Abstract

When Louis XVI was executed by guillotine on 21 January 1793, he became the central figure in two competing narratives of national regeneration. For revolutionaries, his death established and baptized the new republic in the king’s blood. For royalists, Louis became a Christ-like martyr whose sacrifice would eventually save France from the sin of the Revolution. This article argues that narratives of the execution of Louis XVI provided symmetrically opposite interpretations of the events of 1793. Blood figured importantly in the rhetoric of both groups in almost exactly the same kinds of ways and relied heavily in both cases on the traditions of the pre-revolutionary era.

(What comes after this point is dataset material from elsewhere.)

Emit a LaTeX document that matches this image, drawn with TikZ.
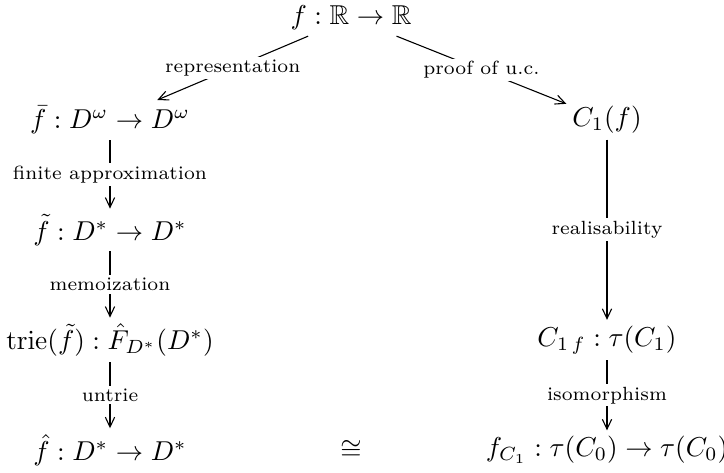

Ultimately, the article seeks to use the symbolic power of Louis’s blood to trace important lines of continuity between the ancien régime, the Revolution, and the Bourbon Restoration. Paying attention to this continuity has two important effects. First, bringing the Revolution and the Restoration into conversation reveals the existence of a common emotional framework. In both cases, political culture operated in part along an interplay of vengeance and sacrifice, symbolized in the form of Louis’s blood. This emotional framework reveals the ways in which Revolutionary narratives about Louis XVI were transpositions of royal mythologies, rather than rejections of them. The continuity of this framework in ultra-royalist attempts to re-establish the legitimacy of the Bourbon regime points to the hybridity of the monarchy after the Revolution and to how the trauma of Revolution was key in narratives of Bourbon authority. Second, exploring the symbolic value of Louis’s blood points to the underlying tensions during this period produced from the coexistence, rather than the replacement, of spectacular, visual notions of sovereignty in the body of the king or of the people, with the emerging authority of legislative bodies and the written word of the law.